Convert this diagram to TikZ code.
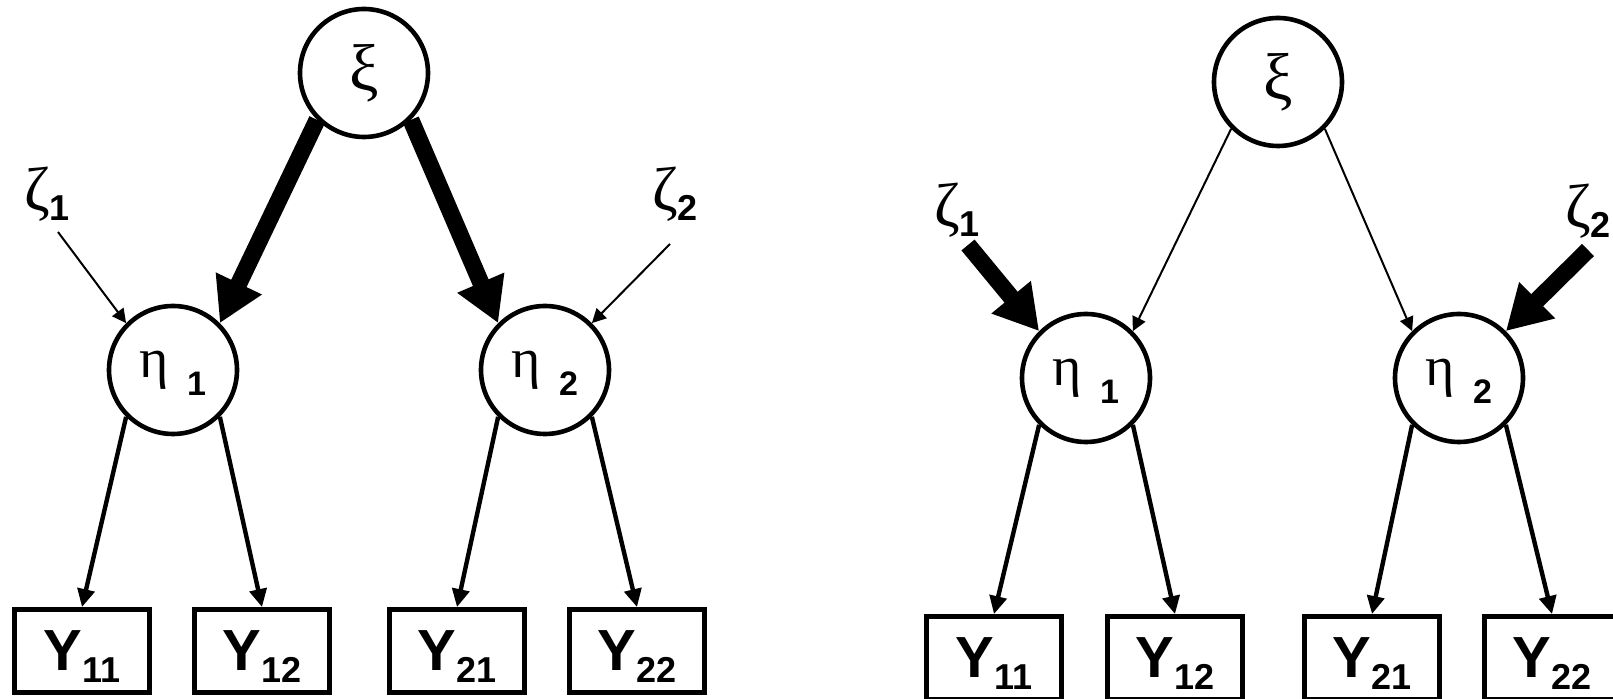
\documentclass[tikz,border=0pt]{standalone}
\usepackage{fontspec}
\setmainfont{Liberation Sans}
\newfontfamily\greekfont{Liberation Serif}
\usetikzlibrary{arrows.meta}

% labels of the latent, observed and error terms
\newcommand{\xilab}{\fontsize{33}{33}\selectfont\greekfont ξ}
\newcommand{\etalab}[1]{\raisebox{-4pt}[0pt][0pt]{\fontsize{28}{28}\selectfont\greekfont η\hspace{9pt}\raisebox{-9pt}{\fontsize{17}{17}\selectfont\normalfont\bfseries #1}}}
\newcommand{\ylab}[1]{\raisebox{-10pt}[0pt][0pt]{\fontsize{29}{29}\selectfont\bfseries Y\raisebox{-6pt}{\fontsize{18}{18}\selectfont #1}}}
\newcommand{\zetalab}[1]{{\fontsize{31}{31}\selectfont\greekfont ζ}\raisebox{-5pt}{\fontsize{18}{18}\selectfont\bfseries #1}}

\begin{document}
\begin{tikzpicture}[x=0.5pt, y=-0.5pt]
    % Styles
    \tikzstyle{latent} = [draw, circle, line width=2.3pt, minimum size=64pt, inner sep=0pt]
    \tikzstyle{observed} = [draw, rectangle, line width=2.4pt, minimum width=67.5pt, minimum height=41.5pt, inner sep=0pt]
    \tikzstyle{errlabel} = [inner sep=0pt, outer sep=0pt, anchor=south]
    \tikzstyle{thinarrow} = [draw, -{Triangle[length=7pt, width=7pt]}, line width=1pt]
    \tikzstyle{midarrow} = [draw, -{Triangle[length=9pt, width=8.5pt]}, line width=2.2pt]
    \tikzstyle{thickarrow} = [draw, -{Triangle[length=22pt, width=24pt]}, line width=8.5pt]

    \useasboundingbox (0,0) rectangle (1613,699);

    % Left panel
    \node[latent] (xiL) at (364,73) {\xilab};
    \node[latent] (etaA) at (173,370) {\etalab{1}};
    \node[latent] (etaB) at (545,370) {\etalab{2}};
    \node[errlabel] (lzA) at (47,221) {\zetalab{1}};
    \node[errlabel] (lzB) at (675,221) {\zetalab{2}};
    \node[observed] (yA1) at (82,651) {\ylab{11}};
    \node[observed] (yA2) at (262,651) {\ylab{12}};
    \node[observed] (yB1) at (457,651) {\ylab{21}};
    \node[observed] (yB2) at (637,651) {\ylab{22}};

    % Right panel
    \node[latent] (xiR) at (1278,82) {\xilab};
    \node[latent] (etaC) at (1086,378) {\etalab{1}};
    \node[latent] (etaD) at (1459,378) {\etalab{2}};
    \node[errlabel] (rzA) at (957,237) {\zetalab{1}};
    \node[errlabel] (rzB) at (1588,238) {\zetalab{2}};
    \node[observed] (yC1) at (994,658) {\ylab{11}};
    \node[observed] (yC2) at (1175,658) {\ylab{12}};
    \node[observed] (yD1) at (1372,658) {\ylab{21}};
    \node[observed] (yD2) at (1552,658) {\ylab{22}};

    % Arrows, left
    \draw[thickarrow] (xiL.south west) -- (etaA.north east);
    \draw[thickarrow] (xiL.south east) -- (etaB.north west);
    \draw[thinarrow] ([xshift=5.5pt, yshift=-5.5pt]lzA.south) -- (etaA.north west);
    \draw[thinarrow] ([xshift=-2.5pt, yshift=-11.5pt]lzB.south) -- (etaB.north east);
    \draw[midarrow] (etaA.south west) -- (yA1.north);
    \draw[midarrow] (etaA.south east) -- (yA2.north);
    \draw[midarrow] (etaB.south west) -- (yB1.north);
    \draw[midarrow] (etaB.south east) -- (yB2.north);

    % Arrows, right
    \draw[thinarrow] (xiR.south west) -- (etaC.north east);
    \draw[thinarrow] (xiR.south east) -- (etaD.north west);
    \draw[thickarrow] ([xshift=5.5pt, yshift=-4pt]rzA.south) -- (etaC.north west);
    \draw[thickarrow] ([yshift=-6pt]rzB.south) -- (etaD.north east);
    \draw[midarrow] (etaC.south west) -- (yC1.north);
    \draw[midarrow] (etaC.south east) -- (yC2.north);
    \draw[midarrow] (etaD.south west) -- (yD1.north);
    \draw[midarrow] (etaD.south east) -- (yD2.north);
\end{tikzpicture}
\end{document}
- - - -
Starting with the first line of the data above and ending with the line containing "(0,0) rectangle (1613,699);", please restate every line exactly, leaving images out.

◆ Written answer:
Convert this diagram to TikZ code.
\documentclass[tikz,border=0pt]{standalone}
\usepackage{fontspec}
\setmainfont{Liberation Sans}
\newfontfamily\greekfont{Liberation Serif}
\usetikzlibrary{arrows.meta}

% labels of the latent, observed and error terms
\newcommand{\xilab}{\fontsize{33}{33}\selectfont\greekfont ξ}
\newcommand{\etalab}[1]{\raisebox{-4pt}[0pt][0pt]{\fontsize{28}{28}\selectfont\greekfont η\hspace{9pt}\raisebox{-9pt}{\fontsize{17}{17}\selectfont\normalfont\bfseries #1}}}
\newcommand{\ylab}[1]{\raisebox{-10pt}[0pt][0pt]{\fontsize{29}{29}\selectfont\bfseries Y\raisebox{-6pt}{\fontsize{18}{18}\selectfont #1}}}
\newcommand{\zetalab}[1]{{\fontsize{31}{31}\selectfont\greekfont ζ}\raisebox{-5pt}{\fontsize{18}{18}\selectfont\bfseries #1}}

\begin{document}
\begin{tikzpicture}[x=0.5pt, y=-0.5pt]
    % Styles
    \tikzstyle{latent} = [draw, circle, line width=2.3pt, minimum size=64pt, inner sep=0pt]
    \tikzstyle{observed} = [draw, rectangle, line width=2.4pt, minimum width=67.5pt, minimum height=41.5pt, inner sep=0pt]
    \tikzstyle{errlabel} = [inner sep=0pt, outer sep=0pt, anchor=south]
    \tikzstyle{thinarrow} = [draw, -{Triangle[length=7pt, width=7pt]}, line width=1pt]
    \tikzstyle{midarrow} = [draw, -{Triangle[length=9pt, width=8.5pt]}, line width=2.2pt]
    \tikzstyle{thickarrow} = [draw, -{Triangle[length=22pt, width=24pt]}, line width=8.5pt]

    \useasboundingbox (0,0) rectangle (1613,699);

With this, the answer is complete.